Há, assim, algo de desencaixe entre conceito, contexto e realização. Se nas coralidades e movimentos se pode perceber aos poucos as tantas singularidades que compõem o coletivo artístico, uma espécie de opulência nas construções cênicas parece depor, por vezes, contra a própria matéria prima que constitui não apenas a encenação, mas o projeto como um todo. São muitas as parcerias e é evidente que a troca foi intensa e extensa entre as muitas pessoas envolvidas na criação; a sobreposição entre camadas de processo e de cena não é sempre harmônica, ainda que por muitas vezes sim – e o efeito na plateia, de deslumbramentos e reconhecimentos, é indiscutível.

Este texto poderia ser dividido em dois, tecendo uma crítica a partir de Solo de Marajó e outra a partir de amazonias – ver a mata que te vê [um manifesto poético]. Porém, pareceu fortuito abordar as duas obras em uma mesma reflexão, inclusive para contar às pessoas que vivem ou estão de passagem por São Paulo que há, em um mesmo edifício, na região do centro expandido, acessível por diversos modais do transporte público, duas possibilidades de fruir experiências teatrais pautadas pelo Norte brasileiro – seja como intenção, seja como origem.

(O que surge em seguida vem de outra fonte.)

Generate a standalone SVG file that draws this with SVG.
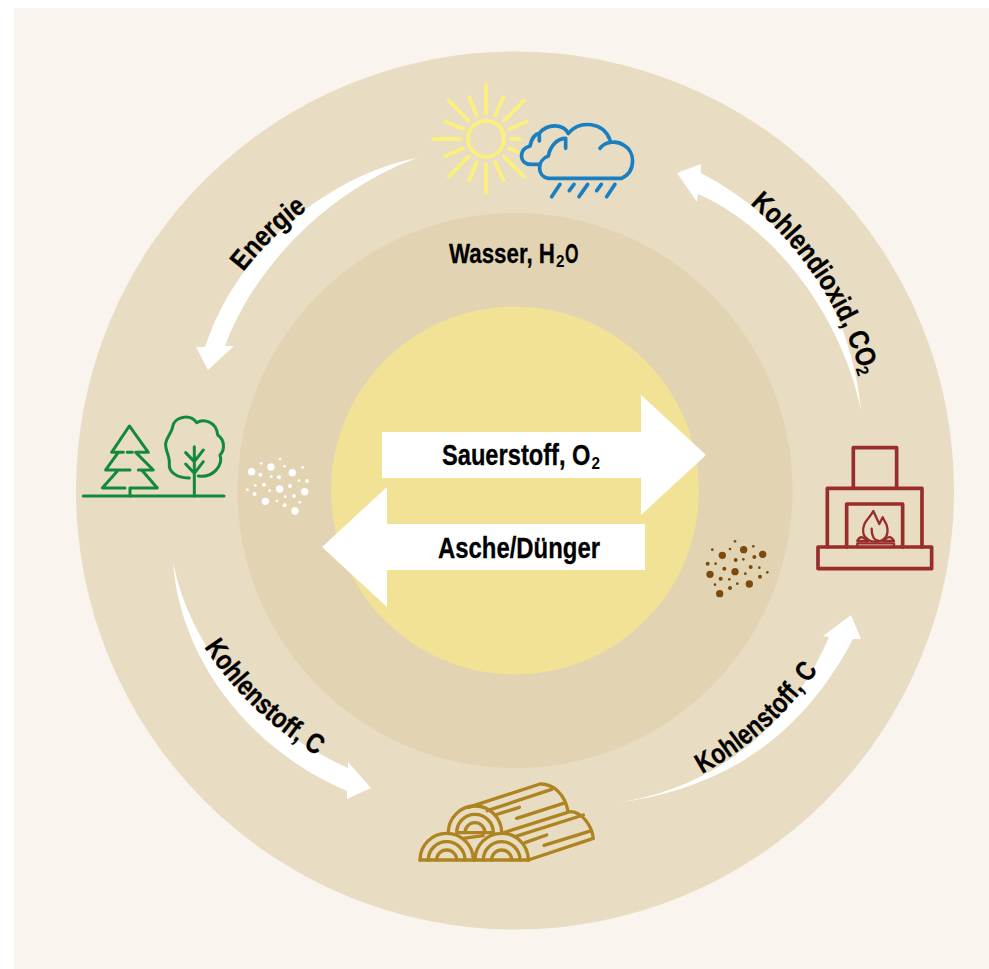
<svg xmlns="http://www.w3.org/2000/svg" width="989" height="969" viewBox="0 0 989 969">
<style>
text{font-family:"Liberation Sans",Arial,sans-serif;font-weight:700;fill:#000;font-size:28px;stroke:#000;stroke-width:.3px}
.m{font-size:29px}
.s{font-size:17px;stroke-width:0}
.i{fill:none;stroke-linecap:round;stroke-linejoin:round}
.a{fill:#fff}
</style>
<defs>
<path id="pe" d="M243,272 A350,350 0 0 1 350,182"/>
<path id="pk" d="M750,204 A365,365 0 0 1 872,420"/>
<path id="pl" d="M204,647 Q246,711 311,752 L340,770"/>
<path id="pr" d="M702,774 A345,345 0 0 0 845,625"/>
</defs>
<rect width="989" height="969" fill="#fff"/>
<rect x="14" y="8" width="975" height="961" fill="#f9f4ed"/>
<circle cx="515" cy="490.500" r="439" fill="#e8dcc2"/>
<circle cx="515" cy="490.500" r="277.500" fill="#e2d3b3"/>
<circle cx="515" cy="490.500" r="184" fill="#f1e295"/>

<g id="connectors">
<path class="a" d="M417,158 C340,172 240,240 205,347 L196,347 L208,370 L234,346 L225,346 C255,265 330,190 417,158Z"/>
<path class="a" d="M861,410 C850,300 790,220 701,173 L701,164 L677,173 L697,202 L698,194 C770,225 840,310 861,410Z"/>
<path class="a" d="M173,562 C190,650 260,730 348,768 L348,762 L371,788 L347,799 L347,791 C250,750 180,660 173,562Z"/>
<path class="a" d="M615,803 C710,790 790,730 829,637 L823,636 L851,615 L861,639 L853,639 C800,740 720,790 615,803Z"/>
<path class="a" d="M382,432H641V395L706,455L641,515V478H382Z"/>
<path class="a" d="M645,524H387V487L322,547L387,607V570H645Z"/>
</g>

<g id="label-wasser">
<text x="449" y="263" textLength="106" lengthAdjust="spacingAndGlyphs" style="font-size:27px">Wasser, H</text>
<text class="s" x="556" y="267" textLength="8.500" lengthAdjust="spacingAndGlyphs">2</text>
<text x="565" y="263" textLength="13.500" lengthAdjust="spacingAndGlyphs" style="font-size:27px">O</text>
</g>
<g id="label-sauerstoff">
<text class="m" x="442" y="465" textLength="148.500" lengthAdjust="spacingAndGlyphs">Sauerstoff, O</text>
<text class="s" x="591.500" y="469" textLength="8.500" lengthAdjust="spacingAndGlyphs">2</text>
</g>
<g id="label-asche"><text class="m" x="438" y="558" textLength="162" lengthAdjust="spacingAndGlyphs">Asche/Dünger</text></g>
<g id="label-energie"><text><textPath href="#pe" textLength="90" lengthAdjust="spacingAndGlyphs">Energie</textPath></text></g>
<g id="label-co2">
<text><textPath href="#pk" textLength="200" lengthAdjust="spacingAndGlyphs">Kohlendioxid, CO</textPath></text>
<text class="s" transform="translate(855.400,368.400) rotate(72)" textLength="9" lengthAdjust="spacingAndGlyphs">2</text>
</g>
<g id="label-c-left"><text><textPath href="#pl" textLength="158" lengthAdjust="spacingAndGlyphs">Kohlenstoff, C</textPath></text></g>
<g id="label-c-right"><text><textPath href="#pr" textLength="157" lengthAdjust="spacingAndGlyphs">Kohlenstoff, C</textPath></text></g>

<g id="sun" class="i" transform="translate(420,70) scale(.3333)" stroke="#fbf07f" stroke-width="12">
<circle cx="198" cy="206" r="54"/>
<path d="M198,45V130M198,283V368M40,207H122M273,207H300M87,92L145,152M312,92L252,152M87,320L145,260M312,320L252,260M148,82L170,135M250,82L226,135M76,155L130,177M320,155L268,177M76,258L128,235M292,245L268,235M148,330L170,277M250,330L226,277"/>
</g>
<g id="cloud" class="i" transform="translate(420,70) scale(.3333)" stroke="#1a7fc1" stroke-width="11">
<path d="M540,235 C555,215 590,210 610,225 C648,245 648,305 605,325 L385,325 C350,320 350,270 385,258 C390,230 410,205 437,205 V235M445,190 C480,150 550,155 570,210"/>
<path d="M360,283 L335,283 C295,285 295,235 330,228 C335,205 345,192 358,190 V213M358,190 C385,158 430,163 445,190"/>
<path d="M420,343L395,380M462,343L448,362M503,343L477,380M544,343L530,362M585,343L560,380"/>
</g>

<g id="trees" class="i" transform="translate(70,400) scale(.3333)" stroke="#138a3b" stroke-width="9" stroke-linecap="butt">
<path d="M40,288H462"/>
<path d="M160,157H125L178,78L235,157H197M172,157H187M145,157L107,210H155M160,210H180M197,157L250,210H205M145,210L97,264H165M215,210L262,264H180V288"/>
<path d="M373,140V288M347,158L373,185L400,150M347,192L373,220L400,185"/>
<path d="M358,234 C320,235 295,215 298,190 C300,170 285,150 287,130 C290,110 305,100 308,80 C312,50 360,40 380,68 C400,55 440,65 443,105 C465,120 465,150 450,165 C460,195 430,235 385,228"/>
</g>
<g id="dots-white" transform="translate(70,400) scale(.3333)" fill="#fff">
<circle cx="545" cy="215" r="11"/><circle cx="603" cy="201" r="11"/><circle cx="667" cy="218" r="11"/><circle cx="704" cy="275" r="11"/><circle cx="629" cy="267" r="11"/><circle cx="586" cy="304" r="11"/><circle cx="675" cy="333" r="11"/><circle cx="571" cy="224" r="6"/><circle cx="574" cy="190" r="4"/><circle cx="630" cy="177" r="4"/><circle cx="644" cy="199" r="4"/><circle cx="698" cy="202" r="4"/><circle cx="604" cy="230" r="4"/><circle cx="627" cy="232" r="6"/><circle cx="687" cy="242" r="4"/><circle cx="711" cy="243" r="6"/><circle cx="660" cy="258" r="6"/><circle cx="582" cy="254" r="6"/><circle cx="556" cy="256" r="4"/><circle cx="532" cy="269" r="4"/><circle cx="554" cy="282" r="6"/><circle cx="599" cy="272" r="4"/><circle cx="646" cy="290" r="4"/><circle cx="672" cy="288" r="6"/><circle cx="689" cy="307" r="4"/><circle cx="621" cy="303" r="4"/><circle cx="644" cy="316" r="6"/>
</g>

<g id="dots-brown" transform="translate(690,430) scale(.3333)" fill="#7d4a0b">
<circle cx="135" cy="334" r="4"/><circle cx="67" cy="359" r="4"/><circle cx="120" cy="357" r="4"/><circle cx="161" cy="359" r="11"/><circle cx="190" cy="349" r="4"/><circle cx="97" cy="376" r="11"/><circle cx="218" cy="373" r="11"/><circle cx="193" cy="381" r="6"/><circle cx="137" cy="390" r="6"/><circle cx="160" cy="388" r="4"/><circle cx="53" cy="401" r="6"/><circle cx="77" cy="401" r="4"/><circle cx="103" cy="416" r="6"/><circle cx="182" cy="411" r="6"/><circle cx="208" cy="413" r="4"/><circle cx="135" cy="425" r="11"/><circle cx="60" cy="433" r="11"/><circle cx="166" cy="431" r="4"/><circle cx="232" cy="427" r="4"/><circle cx="92" cy="446" r="6"/><circle cx="118" cy="448" r="4"/><circle cx="210" cy="440" r="6"/><circle cx="75" cy="464" r="4"/><circle cx="142" cy="461" r="4"/><circle cx="178" cy="462" r="11"/><circle cx="120" cy="474" r="6"/><circle cx="89" cy="491" r="11"/>
</g>

<g id="fireplace" class="i" transform="translate(690,430) scale(.3333)" stroke="#992d2b" stroke-width="11">
<path d="M384,351H725V416H384Z"/>
<path d="M412,351V175H696V351M490,175V53H620V175M470,351V222H638V351"/>
<g stroke-width="7">
<path d="M502,351V340H612V351"/>
<path d="M550,243 C540,265 515,275 520,310 C525,330 545,335 555,335 C580,335 600,320 590,285 L578,262 L568,282 Z"/>
<path d="M545,296 C545,315 550,330 565,332"/>
<path d="M502,333 C510,312 525,325 535,333 L502,333M612,333 C600,312 590,325 578,333 L612,333"/>
</g>
</g>

<g id="logs" class="i" transform="translate(400,770) scale(.3333)" stroke="#ad8420" stroke-width="10">
<path d="M60,270H385"/>
<path d="M60,270A80,80 0 0 1 220,270M85,270A55,55 0 0 1 195,270M110,270A30,30 0 0 1 170,270"/>
<path d="M225,270A80,80 0 0 1 385,270M250,270A55,55 0 0 1 360,270M275,270A30,30 0 0 1 335,270"/>
<path d="M145,188A80,80 0 0 1 305,188M170,188A55,55 0 0 1 280,188M195,188A30,30 0 0 1 255,188M170,188H280"/>
<path d="M205,112L420,42 C460,40 495,75 503,120M262,122L455,58M285,135L358,112M350,145L497,98"/>
<path d="M305,190L510,125 C545,125 575,165 580,205 L385,270M345,200L550,135M375,218L440,195M432,226L575,182M190,205L250,197"/>
</g>
</svg>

A iniciativa do Sesc São Paulo, nesse sentido, é louvável, ao simultaneamente pautar uma obra paraense e outra que se lança a construir aproximações entre as amazônias e a existência sudestina. Ao mesmo tempo, faz pensar, para além do custo amazônico, em torno dos circuitos de (in)visibilidade produzidos e reproduzidos neste país de dimensões continentais, onde os fluxos de capital simbólico muitas vezes seguem reproduzindo os de capital financeiro.

Por fim, há de se lembrar também de que projetar expectativas sobre quais teatros e quais temas devem ser abordados por artistas e trabalhadores da cultura de distintas regiões do país é uma prática colonialista que deve ser abolida. Viabilizar produções de localidades diversas é compreender a diversidade possível dos impulsos criativos de seus realizadores. 

Dessa forma, como o presente texto fala, entre outras coisas, de um espetáculo concebido no Pará, parece fazer sentido encerrá-lo citando e celebrando três nomes: o primeiro, já citado, é Kil Abreu, que dispensa apresentações pela relevância de sua trajetória como curador e crítico, figura nevrálgica para o desenvolvimento das teatralidades contemporâneas paulistanas e atual editor do Cena Aberta. O ruína acesa lembra também de Rudinei Borges dos Santos, em cuja escrita poesia e dramaturgia conversam como velhos pescadores à ver o sol se pôr na beira de um rio que corre, e de Paloma Franca Amorim, que, além de já ter colaborado com este site, é autora de 7PISOS, ao lado do Grupo Folias, dentre tantas outras realizações de grande impacto e relevância em várias linguagens artísticas.

Olhar o tanto é fazer ver o que já nos circunda.